Fresh benchmark numbers are shining a spotlight on a big question for home AI enthusiasts: can you realistically run a massive 230B-parameter model on consumer hardware, and if so, what’s the smartest way to do it?
A recent test shared by stevibe on X explored exactly that using MiniMax M2.7, a 230B AI inference model. The goal was to see how different NVIDIA GPU setups handle large-model inference at home, using the same core settings across the board: a 32k context size and a max token length of 4096. To make the model fit more practical VRAM limits, the test used Unsloth’s UD-IQ3_XXS quantization in GGUF format. Importantly, this was also the largest quantization that still fits inside 96GB of VRAM on the RTX PRO 6000 Blackwell, helping keep the comparison consistent across rigs.
Four systems were tested:
1) Four RTX 4090 GPUs (96GB total VRAM)
Performance: 71.52 tokens/second
TTFT (time to first token): 1045ms
2) Four RTX 5090 GPUs (128GB total VRAM)
Performance: 120.54 tokens/second
TTFT: 725ms
3) One RTX PRO 6000 Blackwell GPU (96GB VRAM)
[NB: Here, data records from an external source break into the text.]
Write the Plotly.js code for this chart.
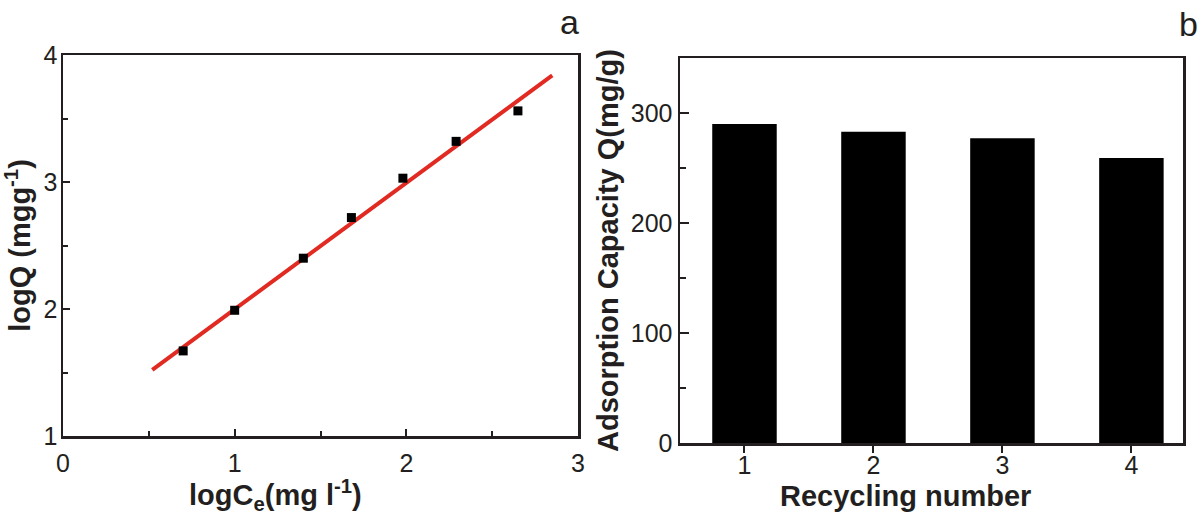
<!DOCTYPE html>
<html><head><meta charset="utf-8">
<script src="https://cdn.plot.ly/plotly-3.0.1.min.js"></script>
<style>html,body{margin:0;padding:0;background:#fff}#chart{width:1200px;height:515px}</style>
</head><body><div id="chart"></div>
<script>
// Panel a: Freundlich fit
const logCe = [0.70, 1.00, 1.40, 1.68, 1.98, 2.29, 2.65];
const logQ = [1.67, 1.99, 2.40, 2.72, 3.03, 3.32, 3.56];
const fitX = [0.52, 2.85];
const fitY = [1.52, 3.84];
// Panel b: recycling
const cycles = [1, 2, 3, 4];
const capacity = [290, 283, 277, 259];
const xTicksA = [0, 1, 2, 3];
const yTicksA = [1, 2, 3, 4];
const yTicksB = [0, 100, 200, 300];

const AX = '#231f20';
const FAM = 'Liberation Sans, Arial, sans-serif';
const tickFont = {family: FAM, size: 25, color: '#231f20'};
const titleFont = {family: FAM, size: 29, color: '#231f20', weight: 'bold'};

const data = [
  {x: fitX, y: fitY, type: 'scatter', mode: 'lines', line: {color: '#e02a22', width: 4}, xaxis: 'x', yaxis: 'y', hoverinfo: 'skip'},
  {x: logCe, y: logQ, type: 'scatter', mode: 'markers', marker: {symbol: 'square', size: 9, color: '#000'}, xaxis: 'x', yaxis: 'y'},
  {x: cycles, y: capacity, type: 'bar', width: 0.5, marker: {color: '#000', line: {width: 0}}, xaxis: 'x2', yaxis: 'y2'}
];

const baseAxis = {showline: true, linecolor: AX, linewidth: 2.5, mirror: true, showgrid: false, zeroline: false, tickfont: tickFont, tickcolor: AX, tickwidth: 2};

const layout = {
  width: 1200, height: 515,
  margin: {l: 0, r: 0, t: 0, b: 0},
  paper_bgcolor: '#fff', plot_bgcolor: '#fff',
  showlegend: false,
  xaxis: Object.assign({}, baseAxis, {domain: [63/1200, 578/1200], range: [0, 3], tickvals: xTicksA, ticktext: xTicksA.map(String), ticks: 'inside', ticklen: 7, ticklabelstandoff: 3, anchor: 'y',
    minor: {dtick: 0.5, ticks: 'inside', ticklen: 5, tickcolor: AX, tickwidth: 2}}),
  yaxis: Object.assign({}, baseAxis, {domain: [1-436/515, 1-55/515], range: [1, 4], tickvals: yTicksA, ticktext: yTicksA.map(String), ticks: 'inside', ticklen: 7, ticklabelstandoff: -2, anchor: 'x',
    minor: {dtick: 0.5, ticks: 'inside', ticklen: 5, tickcolor: AX, tickwidth: 2},
    title: {text: 'logQ (mgg<sup>-1</sup>)', font: titleFont, standoff: 8}}),
  xaxis2: Object.assign({}, baseAxis, {domain: [680/1200, 1183/1200], range: [0.5, 4.4], tickvals: cycles, ticktext: cycles.map(String), ticks: 'outside', ticklen: 7, ticklabelstandoff: -9, anchor: 'y2'}),
  yaxis2: Object.assign({}, baseAxis, {domain: [1-443/515, 1-58/515], range: [0, 350], tickvals: yTicksB, ticktext: yTicksB.map(String), ticks: 'inside', ticklen: 9, ticklabelstandoff: 0, anchor: 'x2',
    minor: {dtick: 50, ticks: 'inside', ticklen: 6, tickcolor: AX, tickwidth: 2},
    title: {text: 'Adsorption Capacity Q(mg/g)', font: titleFont, standoff: 4}}),
  annotations: [
    {text: 'a', x: 569/1200, y: 1-22/515, xref: 'paper', yref: 'paper', xanchor: 'center', yanchor: 'middle', showarrow: false, font: {family: FAM, size: 34, color: '#231f20'}},
    {text: 'b', x: 1188/1200, y: 1-24/515, xref: 'paper', yref: 'paper', xanchor: 'center', yanchor: 'middle', showarrow: false, font: {family: FAM, size: 34, color: '#231f20'}},
    {text: 'logC<sub>e</sub>(mg l<sup>-1</sup>)', x: 275/1200, y: 1-495/515, xref: 'paper', yref: 'paper', xanchor: 'center', yanchor: 'middle', showarrow: false, font: titleFont},
    {text: 'Recycling number', x: 905/1200, y: 1-496/515, xref: 'paper', yref: 'paper', xanchor: 'center', yanchor: 'middle', showarrow: false, font: titleFont}
  ]
};

Plotly.newPlot('chart', data, layout, {displayModeBar: false, staticPlot: true});
</script>
</body></html>
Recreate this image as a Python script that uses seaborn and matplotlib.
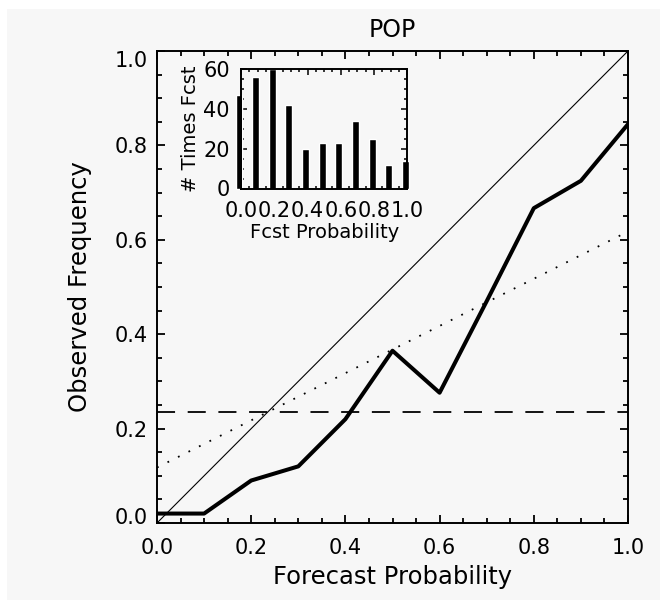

Performance: 118.74 tokens/second
TTFT: 765ms
4) DGX Spark (128GB memory)
Performance: 24.41 tokens/second
TTFT: 741ms
On raw token generation speed, the standout detail is how close a single RTX PRO 6000 Blackwell gets to a four-card RTX 5090 setup. The RTX 5090 quad-GPU rig leads at 120.54 tokens/second, but the RTX PRO 6000 lands right behind it at 118.74 tokens/second—despite being a single GPU configuration.
Why that matters: in real-world large language model inference, speed alone doesn’t tell the full story. Once you start stacking multiple consumer GPUs, you introduce overhead—data movement, synchronization, and other inefficiencies that can reduce the expected scaling benefits. These results highlight that bigger multi-GPU builds don’t always translate into proportionally better performance, especially when compared to a purpose-built workstation-class card with high VRAM on a single GPU.
Power consumption is where the gap becomes impossible to ignore. The multi-GPU builds demand extreme power budgets:
4x RTX 4090: 1800W peak (450W x 4)
4x RTX 5090: 2300W peak (575W x 4)
RTX PRO 6000 Blackwell: 600W peak
DGX Spark: 240W peak (whole system)
That means the RTX PRO 6000 delivers near-quad-RTX-5090 performance at roughly a quarter of the peak power draw. Compared to four RTX 4090 cards, it’s about one-third the power. For anyone trying to run large AI models at home without building a space-heater tower (or without upgrading electrical circuits), the efficiency advantage is a major point in favor of a single high-VRAM professional GPU.
Pricing adds another layer to the decision. Based on the figures shared:
RTX 4090 average retail price: $3000 per GPU
RTX 5090 average retail price: $3500 per GPU
RTX PRO 6000 average retail price: $9500 per GPU
DGX Spark retail price: $4699
A four RTX 5090 setup lands around $14,000 just for the GPUs, while a single RTX PRO 6000 sits around $9,500. Even though the PRO card is expensive, the comparison suggests it can be a better value than building a multi-GPU consumer stack when you factor in performance per watt, practical overhead, and the simplicity of a single-GPU system.
The DGX Spark, on the other hand, looks far slower in tokens/second (24.41), but its low 240W full-system power draw makes it a more efficient, plug-and-play style option for people who prioritize convenience and energy use over maximum throughput.
The bigger takeaway is that large AI inference at home is becoming more feasible—but the “more GPUs equals better” idea has limits. These results show why a single high-VRAM, workstation-class GPU can outperform expectations versus mainstream multi-GPU builds, delivering similar real generation speeds while dramatically cutting complexity and power consumption. For running huge models like a 230B-parameter LLM, efficiency and overhead can matter just as much as peak specs.